With a slowness that contradicted the urgency in the air, the wagons were brought into a circle. It was unclear who gave the order, but the men started to barricade the gaps between the wagons with crates, tables, casks, and sacks of grain and flour while the women loaded the guns—mostly single-shot pistols and muskets—and got out clubs, knives, and even swords made out of ploughshares. There was little or no talking. Slowly, the riders moved toward the barricaded pioneers along the edges of the hills. A hoot came from the group flanking the northern end. The ones in the south responded. The riders trickled down from all four sides.
“Indians!” someone cried as they got closer.
The men, wrapped in buffalo hides, had painted faces and feathered heads. They surrounded the convoy. From under their leather frocks, they produced long rifles, muskets, and blunderbusses.
“Down, everyone!” a woman screamed.
Another hoot, and all the riders opened fire at once.
As the blasts echoed away, a hoarse moan grated its way through the ensuing quiet. Håkan looked up and saw an ox kneeling down and then collapsing on its side. The dogs ran up to it to lap up the pooling blood.
“There are children here!” yelled a man.
“Fire!” Jarvis cried.
The emigrants shot back. The air became thick with powder smoke. Nobody was hit.
The riders started the long process of reloading and so did the women, ready with ramrods and pouches of shot while the men buttressed the barricade. When the guns were ready, they resumed their post.
After a moment of silence, a hoot, followed by a fusillade.
The emigrants fired back.
Nothing. Aside from a few holes in some wagon bonnets, the shots on both sides had been as good as blanks.
The besiegers broke their formation and got together to confer.
“They’ll never get us,” said Jarvis in a loud whisper to the whole party. “They can’t get close enough. They can’t.”
“But for how long can we hold up?” asked a woman.
“Oh, weeks,” replied Jarvis with a dismissive swat. “But they won’t stay for weeks. Not worth it.”
A few wagons to the right, a man began a murmured quarrel with his wife, who, from what Håkan understood, had convinced him to leave the safety of the trail.
Suddenly, and without looking back, the riders left for the hills, climbed the slope, and disappeared behind the edge. Some of the emigrants cheered. Jarvis called for silence.
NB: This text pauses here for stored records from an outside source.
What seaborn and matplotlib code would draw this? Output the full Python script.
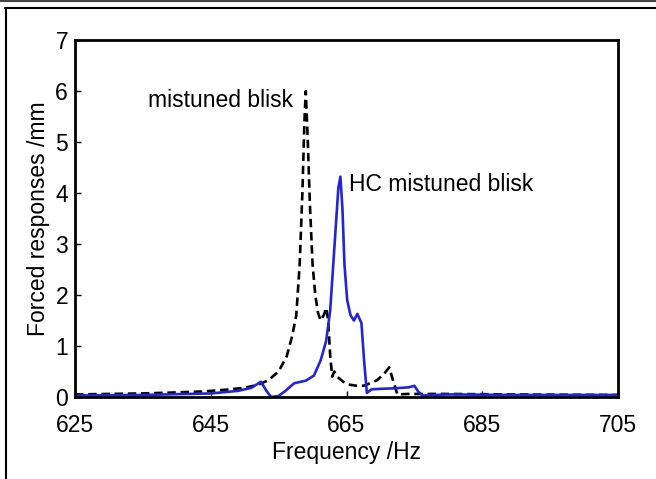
import matplotlib
matplotlib.use("Agg")
import matplotlib.pyplot as plt
from matplotlib.lines import Line2D
import seaborn as sns
import pandas as pd

# mistuned blisk (black dashed)
freq_mistuned = [625, 630, 635, 640, 644, 647, 650, 652, 653.5, 655, 656.2, 657, 657.6,
                 658.1, 658.5, 658.8, 659.0, 659.3, 659.6, 660.0, 660.4, 660.8, 661.2,
                 661.7, 662.0, 662.3, 662.6, 662.9, 663.2, 663.6, 664.5, 665.5, 666.5,
                 667.5, 668.5, 669.5, 670.5, 671.3, 671.8, 672.5, 674, 680, 690, 705]
resp_mistuned = [0.05, 0.06, 0.07, 0.09, 0.11, 0.14, 0.18, 0.24, 0.33, 0.5, 0.8, 1.2, 1.6,
                 2.6, 4.0, 5.4, 6.0, 5.0, 3.8, 2.6, 2.0, 1.65, 1.5,
                 1.62, 1.75, 1.5, 0.8, 0.4, 0.5, 0.4, 0.3, 0.24, 0.22,
                 0.22, 0.27, 0.33, 0.45, 0.58, 0.35, 0.05, 0.06, 0.06, 0.05, 0.04]

# HC mistuned blisk (blue solid)
freq_hc = [625, 635, 645, 649, 651, 652.4, 653.2, 653.9, 655, 656, 657.3, 659, 660.2,
           661.2, 662.0, 662.6, 663.0, 663.4, 663.8, 664.1, 664.4, 664.7, 665.1, 665.6,
           666.1, 666.6, 667.2, 667.6, 668.0, 668.7, 670, 672, 674.2, 675.0, 675.6,
           676.2, 680, 690, 705]
resp_hc = [0.03, 0.04, 0.07, 0.12, 0.18, 0.3, 0.12, 0.0, 0.02, 0.12, 0.27, 0.32, 0.42,
           0.72, 1.1, 1.7, 2.5, 3.3, 4.1, 4.32, 3.7, 2.6, 1.9, 1.6,
           1.5, 1.63, 1.45, 0.7, 0.08, 0.15, 0.16, 0.17, 0.19, 0.22, 0.1,
           0.03, 0.05, 0.04, 0.04]

x_ticks = [625, 645, 665, 685, 705]
y_ticks = [0, 1, 2, 3, 4, 5, 6, 7]

sns.set_style("ticks")
plt.rcParams['font.family'] = ['Liberation Sans', 'DejaVu Sans']
plt.rcParams['text.color'] = 'black'
plt.rcParams['axes.labelcolor'] = 'black'

fig = plt.figure(figsize=(6.56, 4.79), dpi=100)
ax = fig.add_axes([75 / 656, 1 - 397 / 479, (618 - 75) / 656, (397 - 40) / 479])

df_m = pd.DataFrame({"f": freq_mistuned, "r": resp_mistuned})
df_h = pd.DataFrame({"f": freq_hc, "r": resp_hc})
sns.lineplot(data=df_m, x="f", y="r", ax=ax, color="black", linewidth=1.9,
             linestyle=(0, (3.2, 1.8)), estimator=None)
sns.lineplot(data=df_h, x="f", y="r", ax=ax, color="#2323d8", linewidth=1.9,
             estimator=None)

ax.set_xlim(625, 705)
ax.set_ylim(0, 7)
ax.set_xticks(x_ticks)
ax.set_yticks(y_ticks)
ax.tick_params(direction="in", length=4, width=1, labelsize=16.5, colors="black")
ax.tick_params(axis="x", pad=12)
ax.tick_params(axis="y", pad=5)
ax.set_xlabel("Frequency /Hz", fontsize=16.5, labelpad=3)
ax.set_ylabel("Forced responses /mm", fontsize=16.5, labelpad=4)
for s in ax.spines.values():
    s.set_linewidth(2)
    s.set_color("black")

ax.text(635.8, 5.82, "mistuned blisk", fontsize=16.5, va="center", ha="left")
ax.text(665.3, 4.16, "HC mistuned blisk", fontsize=16.5, va="center", ha="left")

# figure frame
fig.add_artist(Line2D([0, 1], [1 - 1 / 479, 1 - 1 / 479], color="#444444", linewidth=1.5))
fig.add_artist(Line2D([5 / 656, 1], [1 - 8 / 479, 1 - 8 / 479], color="black", linewidth=1.5))
fig.add_artist(Line2D([6 / 656, 6 / 656], [0, 1 - 8 / 479], color="black", linewidth=1.5))

fig.savefig("out.png", dpi=100)
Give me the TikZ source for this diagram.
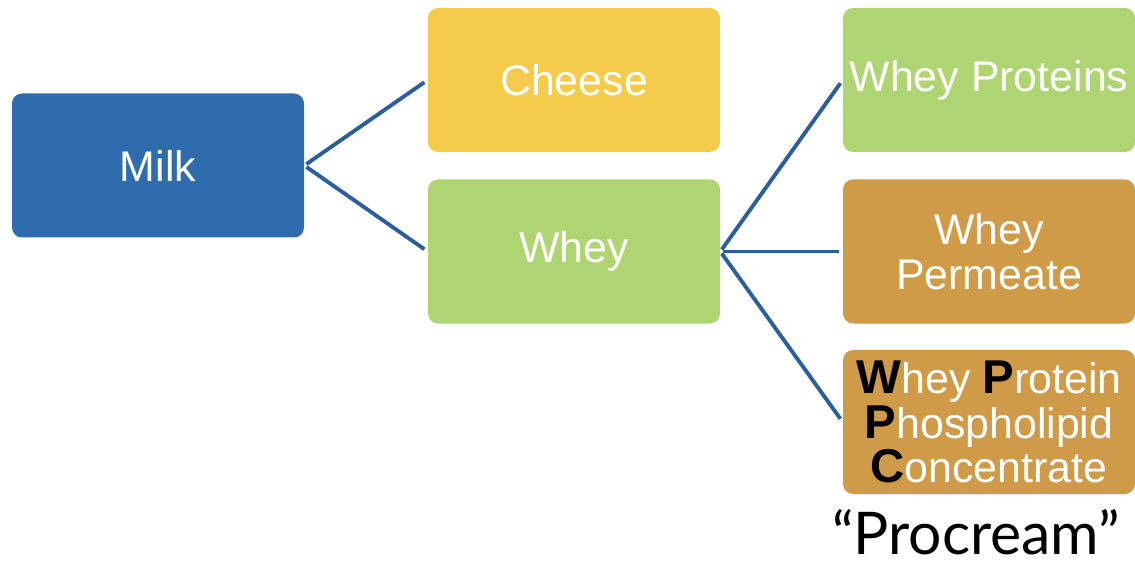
\documentclass[tikz,border=0pt]{standalone}
\usepackage{fontspec}
\setmainfont{Liberation Sans}
\newfontfamily\quotefont{Lato}
\usepackage{xcolor}
\usepackage{tikz}
\usetikzlibrary{positioning}

\definecolor{milkblue}{HTML}{2E6CAE}
\definecolor{cheeseyellow}{HTML}{F5CB4B}
\definecolor{wheygreen}{HTML}{AED572}
\definecolor{wheybrown}{HTML}{D09B48}
\definecolor{linkblue}{HTML}{2B5E9C}

\newcommand{\initial}[1]{{\color{black}\fontsize{27}{25.5}\selectfont\textbf{#1}}}

\begin{document}
\begin{tikzpicture}[every node/.style={rounded corners=0.2cm, minimum width=5.84cm, minimum height=2.88cm, inner sep=1pt, align=center, text=white, font=\fontsize{24.4}{25.5}\selectfont},
    link/.style={draw=linkblue, line width=2.2pt, shorten <=0.05cm, shorten >=0.08cm}]
    \useasboundingbox (0,0) rectangle (22.7,11.34);

    \node[fill=milkblue] (milk) at (3.16, 8.03) {Milk};

    \node[fill=cheeseyellow] (cheese) at (11.48, 9.74) {Cheese};
    \node[fill=wheygreen] (whey) at (11.48, 6.31) {Whey};

    \node[fill=wheygreen] (wproteins) at (19.78, 9.74) {Whey Proteins};
    \node[fill=wheybrown] (wpermeate) at (19.78, 6.31) {Whey\\Permeate};
    \node[fill=wheybrown] (wppc) at (19.78, 2.90) {\initial{W}hey \initial{P}rotein\\\initial{P}hospholipid\\\initial{C}oncentrate};

    \node[text=black, minimum width=0cm, minimum height=0cm, anchor=base, font=\quotefont\fontsize{33.5}{36}\selectfont] (procream) at (19.52, 0.26) {“Procream”};

    \draw[link] (milk.east) -- (cheese.west);
    \draw[link] (milk.east) -- (whey.west);

    \draw[link] (whey.east) -- (wproteins.west);
    \draw[link] (whey.east) -- (wpermeate.west);
    \draw[link] (whey.east) -- (wppc.west);
\end{tikzpicture}
\end{document}
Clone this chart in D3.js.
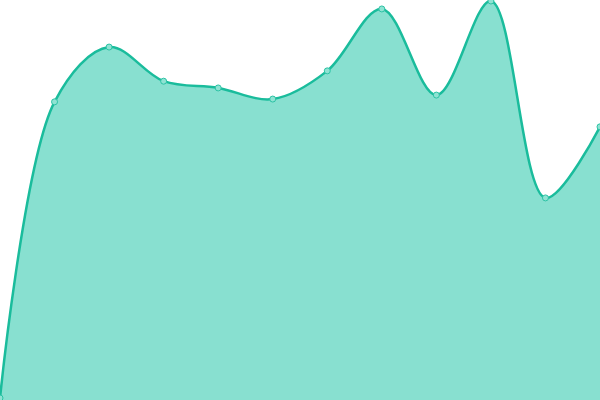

“This is not how it ends,” he said.
The men kept guard. The women made lunch, stirring the pots with the ramrods. Nobody spoke. There was a heightened awareness of the present. As he ate his food, Håkan felt that he was saying good-bye to something.
About half of the Indians returned. Once again, they surrounded the wheeled convoy. After a pause followed by a hoot, they opened fire. The emigrants responded. No one was hit. Everyone reloaded, and there was another volley of guns. Bullets whistled and whined by, missing their targets by a long way. There were three or four of these loud and harmless exchanges.